= What you will do =
Retype exactly what runs from the first line of the data to the line with "radius=7, y radius=4];", keeping both of those lines and skipping pictures.

# start of Supplied material

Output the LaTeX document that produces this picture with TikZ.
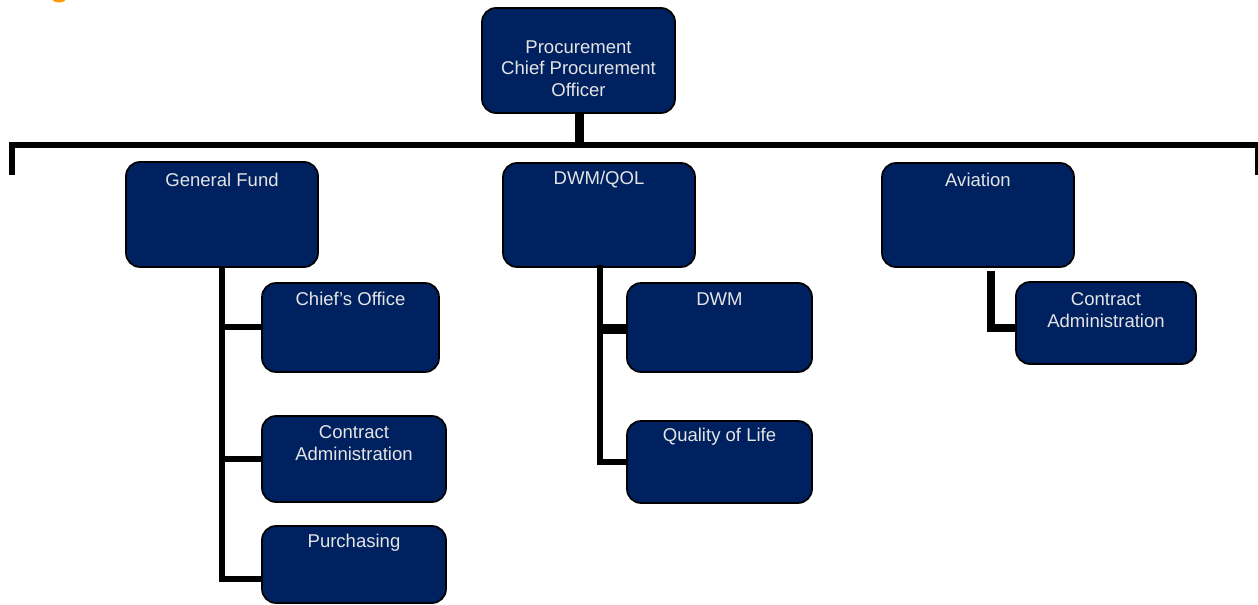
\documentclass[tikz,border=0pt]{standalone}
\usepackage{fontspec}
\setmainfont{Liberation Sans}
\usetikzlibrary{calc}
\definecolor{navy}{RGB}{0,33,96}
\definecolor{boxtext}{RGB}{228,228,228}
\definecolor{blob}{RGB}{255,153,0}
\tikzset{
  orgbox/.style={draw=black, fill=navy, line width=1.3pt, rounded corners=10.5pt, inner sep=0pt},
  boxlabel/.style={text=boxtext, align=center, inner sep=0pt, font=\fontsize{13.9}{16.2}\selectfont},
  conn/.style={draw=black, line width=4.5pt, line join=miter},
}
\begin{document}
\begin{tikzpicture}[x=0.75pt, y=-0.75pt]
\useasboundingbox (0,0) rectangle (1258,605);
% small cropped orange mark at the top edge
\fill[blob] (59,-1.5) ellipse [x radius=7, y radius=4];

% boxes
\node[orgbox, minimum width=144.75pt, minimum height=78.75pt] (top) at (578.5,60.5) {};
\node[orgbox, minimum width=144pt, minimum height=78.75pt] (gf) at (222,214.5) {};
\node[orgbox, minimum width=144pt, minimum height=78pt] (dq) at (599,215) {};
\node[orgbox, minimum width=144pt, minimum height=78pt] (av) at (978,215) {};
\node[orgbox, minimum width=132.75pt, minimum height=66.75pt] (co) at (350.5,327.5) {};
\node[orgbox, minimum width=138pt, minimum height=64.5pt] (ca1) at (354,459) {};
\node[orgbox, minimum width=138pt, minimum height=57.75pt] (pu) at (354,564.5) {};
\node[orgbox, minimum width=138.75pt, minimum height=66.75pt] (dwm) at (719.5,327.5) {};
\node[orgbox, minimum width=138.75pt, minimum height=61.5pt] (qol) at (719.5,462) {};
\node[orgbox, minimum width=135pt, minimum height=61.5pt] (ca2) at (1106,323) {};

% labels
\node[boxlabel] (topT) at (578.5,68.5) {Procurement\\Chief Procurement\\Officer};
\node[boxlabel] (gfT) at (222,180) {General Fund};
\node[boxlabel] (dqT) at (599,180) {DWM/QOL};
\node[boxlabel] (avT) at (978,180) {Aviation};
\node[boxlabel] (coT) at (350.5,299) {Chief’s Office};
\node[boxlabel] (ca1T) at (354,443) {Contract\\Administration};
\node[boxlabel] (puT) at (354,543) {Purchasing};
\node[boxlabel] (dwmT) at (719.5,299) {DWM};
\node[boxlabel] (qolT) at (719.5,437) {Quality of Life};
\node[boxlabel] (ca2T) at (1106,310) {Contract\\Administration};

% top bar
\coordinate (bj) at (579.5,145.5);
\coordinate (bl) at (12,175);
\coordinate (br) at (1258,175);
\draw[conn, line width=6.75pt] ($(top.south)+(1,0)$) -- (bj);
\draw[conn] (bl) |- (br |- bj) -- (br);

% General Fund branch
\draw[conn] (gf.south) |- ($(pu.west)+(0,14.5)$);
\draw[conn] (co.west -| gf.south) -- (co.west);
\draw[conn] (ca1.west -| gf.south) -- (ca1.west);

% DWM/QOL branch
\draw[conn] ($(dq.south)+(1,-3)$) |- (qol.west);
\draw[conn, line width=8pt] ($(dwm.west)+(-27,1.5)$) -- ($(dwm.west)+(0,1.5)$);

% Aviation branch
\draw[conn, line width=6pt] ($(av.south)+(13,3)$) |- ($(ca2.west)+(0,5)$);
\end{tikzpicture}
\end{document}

# end of Supplied material

= Answer for this exercise =
Output the LaTeX document that produces this picture with TikZ.
\documentclass[tikz,border=0pt]{standalone}
\usepackage{fontspec}
\setmainfont{Liberation Sans}
\usetikzlibrary{calc}
\definecolor{navy}{RGB}{0,33,96}
\definecolor{boxtext}{RGB}{228,228,228}
\definecolor{blob}{RGB}{255,153,0}
\tikzset{
  orgbox/.style={draw=black, fill=navy, line width=1.3pt, rounded corners=10.5pt, inner sep=0pt},
  boxlabel/.style={text=boxtext, align=center, inner sep=0pt, font=\fontsize{13.9}{16.2}\selectfont},
  conn/.style={draw=black, line width=4.5pt, line join=miter},
}
\begin{document}
\begin{tikzpicture}[x=0.75pt, y=-0.75pt]
\useasboundingbox (0,0) rectangle (1258,605);
% small cropped orange mark at the top edge
\fill[blob] (59,-1.5) ellipse [x radius=7, y radius=4];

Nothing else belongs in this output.